None of the officers involved in Mohamed’s death were held accountable for killing Mohamed or making false statements and committing other misconduct surrounding the incident, but in Nov. 2017, the jury for the Bah civil trial found Officer Mateo liable for using excessive force.
The de Blasio administration attempted to appeal the civil suit verdict, forcing Mrs. Bah and her family back into a painful legal process. Mrs. Bah and her supporters organized for a year and a half to demand the appeal be dropped and in February 2019 the City finally came to the table to settle case.
Since her son’s death, Mrs. Bah has become a steadfast voice for police accountability and reform and has been vocal about the need to remove police as first responders to those experiencing mental health crisis. At least fifteen people in emotional distress have been killed by the NYPD in the last three years* and a recent Department of Health report shows that interaction with the police have a negative impact on mental health.
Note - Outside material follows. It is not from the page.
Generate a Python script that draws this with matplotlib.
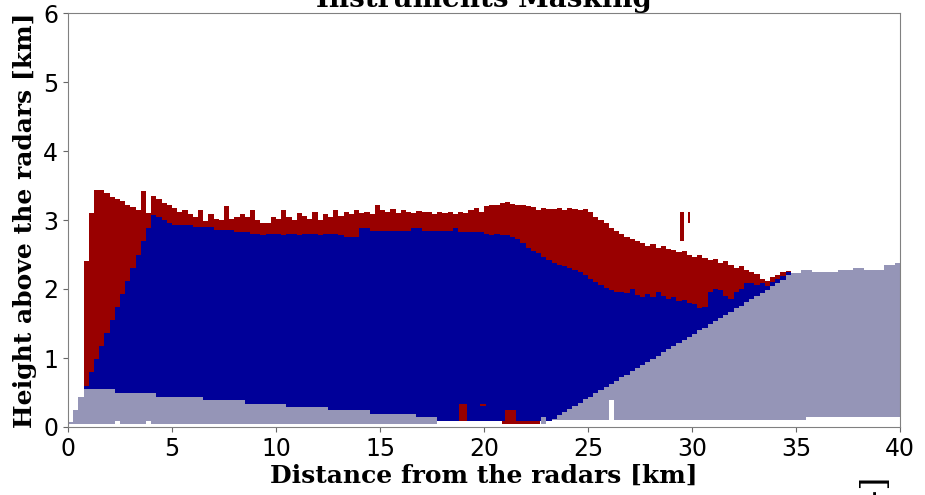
import numpy as np
import matplotlib
matplotlib.use("Agg")
import matplotlib.pyplot as plt

# ---------------- data ----------------
col_width = 0.25  # km, width of each range column
n_cols = 160

grey_bot = [0.05, 0.05, 0.05, 0.05, 0.05, 0.05, 0.05, 0.05, 0.05, 0.09, 0.05, 0.05, 0.05, 0.05, 0.05, 0.09, 0.05, 0.05, 0.05, 0.05,
            0.05, 0.05, 0.05, 0.05, 0.05, 0.05, 0.05, 0.05, 0.05, 0.05, 0.05, 0.05, 0.05, 0.05, 0.05, 0.05, 0.05, 0.05, 0.05, 0.05,
            0.05, 0.05, 0.05, 0.05, 0.05, 0.05, 0.05, 0.05, 0.05, 0.05, 0.05, 0.05, 0.05, 0.05, 0.05, 0.05, 0.05, 0.05, 0.05, 0.05,
            0.05, 0.05, 0.05, 0.05, 0.05, 0.05, 0.05, 0.05, 0.05, 0.05, 0.05, 0.09, 0.09, 0.09, 0.09, 0.09, 0.09, 0.09, 0.09, 0.09,
            0.09, 0.09, 0.09, 0.09, 0.09, 0.09, 0.09, 0.09, 0.09, 0.09, 0.09, 0.05, 0.09, 0.10, 0.10, 0.10, 0.10, 0.10, 0.10, 0.10,
            0.10, 0.10, 0.10, 0.10, 0.39, 0.10, 0.10, 0.10, 0.10, 0.10, 0.10, 0.10, 0.10, 0.10, 0.10, 0.10, 0.10, 0.10, 0.10, 0.10,
            0.10, 0.10, 0.10, 0.10, 0.10, 0.10, 0.10, 0.10, 0.10, 0.10, 0.10, 0.10, 0.10, 0.10, 0.10, 0.10, 0.10, 0.10, 0.10, 0.10,
            0.10, 0.10, 0.15, 0.15, 0.15, 0.15, 0.15, 0.15, 0.15, 0.15, 0.15, 0.15, 0.15, 0.15, 0.15, 0.15, 0.15, 0.15, 0.15, 0.15]

grey_top = [0.07, 0.25, 0.44, 0.55, 0.55, 0.55, 0.55, 0.55, 0.55, 0.50, 0.50, 0.50, 0.50, 0.50, 0.50, 0.50, 0.50, 0.44, 0.44, 0.44,
            0.44, 0.44, 0.44, 0.44, 0.44, 0.44, 0.39, 0.39, 0.39, 0.39, 0.39, 0.39, 0.39, 0.39, 0.34, 0.34, 0.34, 0.34, 0.34, 0.34,
            0.34, 0.34, 0.29, 0.29, 0.29, 0.29, 0.29, 0.29, 0.29, 0.29, 0.25, 0.25, 0.25, 0.25, 0.25, 0.25, 0.25, 0.25, 0.19, 0.19,
            0.19, 0.19, 0.19, 0.19, 0.19, 0.19, 0.19, 0.14, 0.14, 0.14, 0.14, 0.09, 0.09, 0.09, 0.09, 0.09, 0.09, 0.09, 0.09, 0.09,
            0.09, 0.09, 0.09, 0.09, 0.09, 0.09, 0.09, 0.09, 0.09, 0.09, 0.09, 0.14, 0.09, 0.12, 0.17, 0.22, 0.26, 0.31, 0.35, 0.40,
            0.44, 0.49, 0.53, 0.58, 0.62, 0.67, 0.72, 0.76, 0.81, 0.85, 0.90, 0.94, 0.99, 1.03, 1.08, 1.13, 1.17, 1.22, 1.26, 1.31,
            1.35, 1.40, 1.44, 1.49, 1.54, 1.58, 1.63, 1.67, 1.72, 1.76, 1.81, 1.85, 1.90, 1.94, 1.99, 2.04, 2.08, 2.13, 2.20, 2.23,
            2.23, 2.28, 2.28, 2.24, 2.24, 2.24, 2.24, 2.24, 2.28, 2.28, 2.28, 2.31, 2.31, 2.28, 2.28, 2.28, 2.28, 2.35, 2.35, 2.38]

blue_top = [0.07, 0.25, 0.44, 0.60, 0.79, 0.98, 1.17, 1.36, 1.55, 1.74, 1.93, 2.12, 2.31, 2.50, 2.69, 2.88, 3.07, 3.05, 3.00, 2.96,
            2.93, 2.93, 2.93, 2.93, 2.90, 2.90, 2.90, 2.90, 2.86, 2.86, 2.86, 2.86, 2.83, 2.83, 2.83, 2.79, 2.80, 2.78, 2.79, 2.80,
            2.79, 2.78, 2.80, 2.79, 2.78, 2.79, 2.80, 2.79, 2.78, 2.79, 2.80, 2.79, 2.78, 2.76, 2.76, 2.76, 2.88, 2.88, 2.84, 2.84,
            2.84, 2.84, 2.84, 2.84, 2.84, 2.84, 2.89, 2.89, 2.84, 2.84, 2.84, 2.84, 2.84, 2.84, 2.89, 2.83, 2.83, 2.83, 2.83, 2.82,
            2.80, 2.78, 2.80, 2.78, 2.78, 2.76, 2.72, 2.66, 2.60, 2.55, 2.52, 2.47, 2.42, 2.38, 2.35, 2.33, 2.30, 2.28, 2.25, 2.20,
            2.14, 2.10, 2.06, 2.02, 1.98, 1.96, 1.95, 1.94, 2.00, 1.92, 1.88, 1.93, 1.88, 1.95, 1.90, 1.85, 1.88, 1.82, 1.84, 1.80,
            1.78, 1.72, 1.74, 1.95, 2.00, 1.98, 1.90, 1.85, 1.95, 2.00, 2.08, 2.08, 2.06, 2.08, 2.04, 2.10, 2.14, 2.19, 2.24, 2.23,
            2.23, 2.28, 2.28, 2.24, 2.24, 2.24, 2.24, 2.24, 2.28, 2.28, 2.28, 2.31, 2.31, 2.28, 2.28, 2.28, 2.28, 2.35, 2.35, 2.38]

red_top = [0.07, 0.25, 0.44, 2.40, 3.10, 3.43, 3.43, 3.39, 3.34, 3.30, 3.27, 3.22, 3.19, 3.15, 3.42, 3.10, 3.35, 3.30, 3.25, 3.22,
           3.18, 3.12, 3.15, 3.08, 3.05, 3.15, 2.98, 3.08, 3.02, 3.00, 3.20, 3.02, 3.04, 3.08, 3.04, 3.15, 3.00, 2.96, 2.95, 3.05,
           3.02, 3.15, 3.04, 3.00, 3.10, 3.06, 3.02, 3.12, 3.00, 3.08, 3.05, 3.14, 3.06, 3.12, 3.08, 3.14, 3.10, 3.12, 3.08, 3.22,
           3.14, 3.12, 3.16, 3.10, 3.14, 3.12, 3.10, 3.13, 3.11, 3.12, 3.08, 3.12, 3.10, 3.11, 3.08, 3.12, 3.10, 3.14, 3.18, 3.12,
           3.20, 3.22, 3.22, 3.24, 3.26, 3.23, 3.22, 3.22, 3.20, 3.19, 3.14, 3.17, 3.16, 3.16, 3.17, 3.14, 3.17, 3.16, 3.15, 3.16,
           3.12, 3.05, 3.00, 2.95, 2.88, 2.84, 2.80, 2.76, 2.72, 2.70, 2.66, 2.63, 2.65, 2.60, 2.62, 2.58, 2.56, 2.53, 2.55, 2.50,
           2.47, 2.49, 2.45, 2.42, 2.44, 2.38, 2.40, 2.35, 2.30, 2.33, 2.28, 2.25, 2.22, 2.15, 2.12, 2.18, 2.20, 2.24, 2.26, 2.23,
           2.23, 2.28, 2.28, 2.24, 2.24, 2.24, 2.24, 2.24, 2.28, 2.28, 2.28, 2.31, 2.31, 2.28, 2.28, 2.28, 2.28, 2.35, 2.35, 2.38]

# isolated red cells (range start, range end, bottom height, top height)
patch_x0 = [18.8, 19.8, 21.0, 20.85, 29.4, 29.8]
patch_x1 = [19.2, 20.1, 21.55, 22.7, 29.6, 29.9]
patch_h0 = [0.09, 0.30, 0.05, 0.05, 2.70, 2.95]
patch_h1 = [0.34, 0.34, 0.25, 0.09, 3.12, 3.12]

x_ticks = [0, 5, 10, 15, 20, 25, 30, 35, 40]
y_ticks = [0, 1, 2, 3, 4, 5, 6]

GREY = "#9595b7"
BLUE = "#000099"
RED = "#990000"

# ---------------- plot ----------------
gb = np.array(grey_bot)
gt = np.array(grey_top)
bt = np.array(blue_top)
rt = np.array(red_top)
x_left = np.arange(n_cols) * col_width

fig = plt.figure(figsize=(9.25, 4.95), dpi=100)
ax = fig.add_axes([68 / 925, 68 / 495, 832 / 925, 414 / 495])

kw = dict(width=col_width, align="edge", linewidth=0, antialiased=False)
ax.bar(x_left, gt - gb, bottom=gb, color=GREY, **kw)
ax.bar(x_left, bt - gt, bottom=gt, color=BLUE, **kw)
ax.bar(x_left, rt - bt, bottom=bt, color=RED, **kw)

px0 = np.array(patch_x0)
px1 = np.array(patch_x1)
ph0 = np.array(patch_h0)
ph1 = np.array(patch_h1)
ax.bar(px0, ph1 - ph0, width=px1 - px0, bottom=ph0, align="edge",
       color=RED, linewidth=0, antialiased=False)

ax.set_xlim(0, 40)
ax.set_ylim(0, 6)
ax.set_xticks(x_ticks)
ax.set_yticks(y_ticks)
ax.tick_params(labelsize=17, colors="0.4", labelcolor="black")
for s in ax.spines.values():
    s.set_color("0.5")

lab = dict(fontfamily="DejaVu Serif", fontweight="bold", fontsize=18)
ax.set_xlabel("Distance from the radars [km]", labelpad=2, **lab)
ax.set_ylabel("Height above the radars [km]", labelpad=4, **lab)
ax.set_title("Instruments Masking", fontfamily="DejaVu Serif",
             fontweight="bold", fontsize=20, pad=4)

fig.text(873 / 925, 1 - 474 / 495, "[-]", rotation=90, ha="center",
         va="top", fontfamily="DejaVu Serif", fontweight="normal", fontsize=24)

fig.savefig("out.png", dpi=100)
“We know the NYPD relies on excessive force in these situations, which does nothing but further criminalize those who need care,” said Reem Ramadan, Arab American Association Lead Organizer. “ Its common practice for the NYPD and de Blasio administration to claim they will re-train officers in the wake of police violence, in order to shield abusive cops from public scrutiny. Training without accountability is counterproductive and a distraction. We need to completely remove the NYPD as first responders.”
"Seven years after the death of Mohamed Bah, our city is still failing in its response to people dealing with a mental health crisis, and with tragic results,” said Public Advocate Jumaane D. Williams. “As we lift up his name and try to bring peace and comfort to his family, we need to push for justice and for change - like investing in preventative care services and researching and developing non-police involved crisis response options as outlined in my Office's report."
“Too many New Yorkers in emotional distress or crisis have died because police are the wrong people to be first responders,” said Jews for Racial and Economic Justice Executive Director Audrey Sasson. “Our Jewish tradition reminds us to “deal justly with the destitute. Rescue the weak and the needy” (Psalms 82.3-4). Killing our neighbors when they’re experiencing crisis is doing the opposite. Our communities need trained mental health professionals whose work focuses on healing rather than jailing to be first responders in these cases.”
*Figure in article does not included the April 2019 NYPD killing of Kawaski Trawick.
About Communities United for Police Reform
Communities United for Police Reform (CPR) is an unprecedented campaign to end discriminatory policing practices in New York, and to build a lasting movement that promotes public safety and policing practices based on cooperation and respect– not discriminatory targeting and harassment.
CPR brings together a movement of community members, lawyers, researchers and activists to work for change. The partners in this campaign come from all 5 boroughs, from all walks of life and represent many of those unfairly targeted the most by the NYPD. CPR is fighting for reforms that will promote community safety while ensuring that the NYPD protects and serves all New Yorkers.